■ Task details ■
Go through the data below and copy it exactly, skipping every picture.

■ Given information ■

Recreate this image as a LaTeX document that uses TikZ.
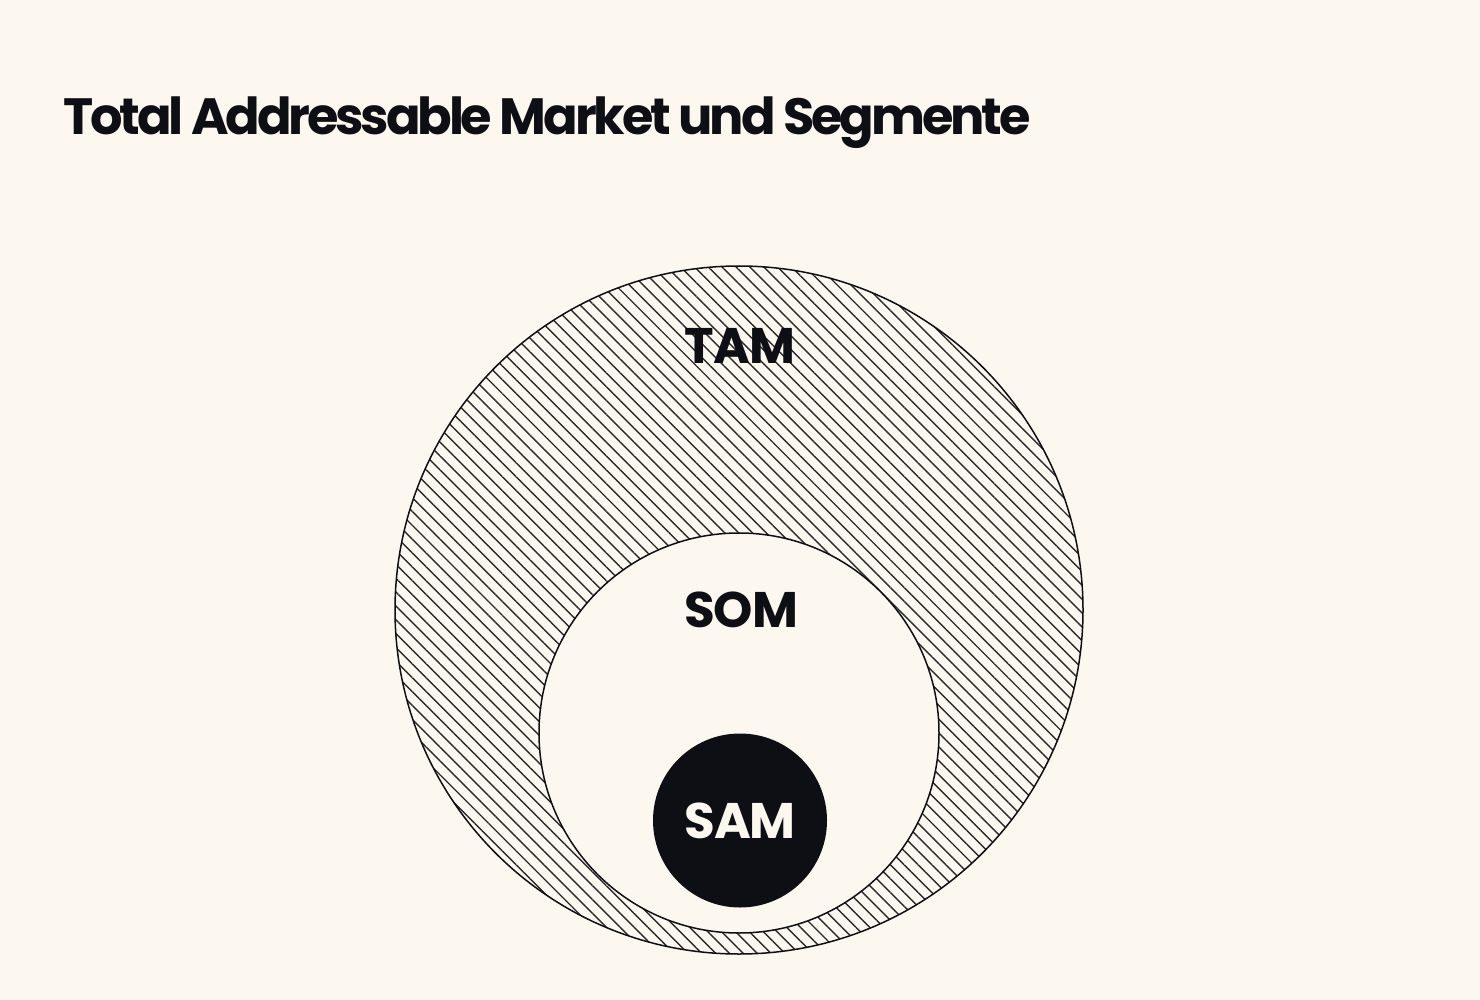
\documentclass[tikz,border=0pt]{standalone}
\usepackage{fontspec}
\setmainfont{Poppins}
\usetikzlibrary{patterns.meta}
\definecolor{bg}{HTML}{FDF8EF}
\definecolor{ink}{HTML}{0E0F15}
\definecolor{hatch}{HTML}{2A2A2C}
\tikzset{
  ring/.style={draw=ink, line width=1.5pt},
  lbl/.style={font=\fontsize{50}{50}\selectfont\bfseries, text=ink, inner sep=0pt, anchor=base},
}
\begin{document}
\begin{tikzpicture}[x=1pt,y=-1pt]
\fill[bg] (0,0) rectangle (1480,1000);
\useasboundingbox (0,0) rectangle (1480,1000);
\node[font=\fontsize{51}{51}\selectfont\bfseries, text=ink, inner sep=0pt, anchor=base west] (title) at (63,135) {\addfontfeatures{LetterSpace=-6.2}Total Addressable Market und Segmente};
\node[circle, minimum size=688pt, inner sep=0pt, ring, pattern={Lines[angle=-45,distance=9.8pt,line width=1.4pt]}, pattern color=hatch] (tam) at (739,610) {};
\node[circle, minimum size=400pt, inner sep=0pt, ring, fill=bg] (som) at (739,733) {};
\node[circle, minimum size=174pt, inner sep=0pt, fill=ink] (sam) at (740,820.5) {};
\node[lbl] (tamlbl) at (740,363) {\addfontfeatures{LetterSpace=-2}TAM};
\node[lbl] (somlbl) at (741,627) {\addfontfeatures{LetterSpace=-2}SOM};
\node[lbl, text=bg] (samlbl) at (740,838) {\addfontfeatures{LetterSpace=-2}SAM};
\end{tikzpicture}
\end{document}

■ Answer to the problem ■
Recreate this image as a LaTeX document that uses TikZ.
\documentclass[tikz,border=0pt]{standalone}
\usepackage{fontspec}
\setmainfont{Poppins}
\usetikzlibrary{patterns.meta}
\definecolor{bg}{HTML}{FDF8EF}
\definecolor{ink}{HTML}{0E0F15}
\definecolor{hatch}{HTML}{2A2A2C}
\tikzset{
  ring/.style={draw=ink, line width=1.5pt},
  lbl/.style={font=\fontsize{50}{50}\selectfont\bfseries, text=ink, inner sep=0pt, anchor=base},
}
\begin{document}
\begin{tikzpicture}[x=1pt,y=-1pt]
\fill[bg] (0,0) rectangle (1480,1000);
\useasboundingbox (0,0) rectangle (1480,1000);
\node[font=\fontsize{51}{51}\selectfont\bfseries, text=ink, inner sep=0pt, anchor=base west] (title) at (63,135) {\addfontfeatures{LetterSpace=-6.2}Total Addressable Market und Segmente};
\node[circle, minimum size=688pt, inner sep=0pt, ring, pattern={Lines[angle=-45,distance=9.8pt,line width=1.4pt]}, pattern color=hatch] (tam) at (739,610) {};
\node[circle, minimum size=400pt, inner sep=0pt, ring, fill=bg] (som) at (739,733) {};
\node[circle, minimum size=174pt, inner sep=0pt, fill=ink] (sam) at (740,820.5) {};
\node[lbl] (tamlbl) at (740,363) {\addfontfeatures{LetterSpace=-2}TAM};
\node[lbl] (somlbl) at (741,627) {\addfontfeatures{LetterSpace=-2}SOM};
\node[lbl, text=bg] (samlbl) at (740,838) {\addfontfeatures{LetterSpace=-2}SAM};
\end{tikzpicture}
\end{document}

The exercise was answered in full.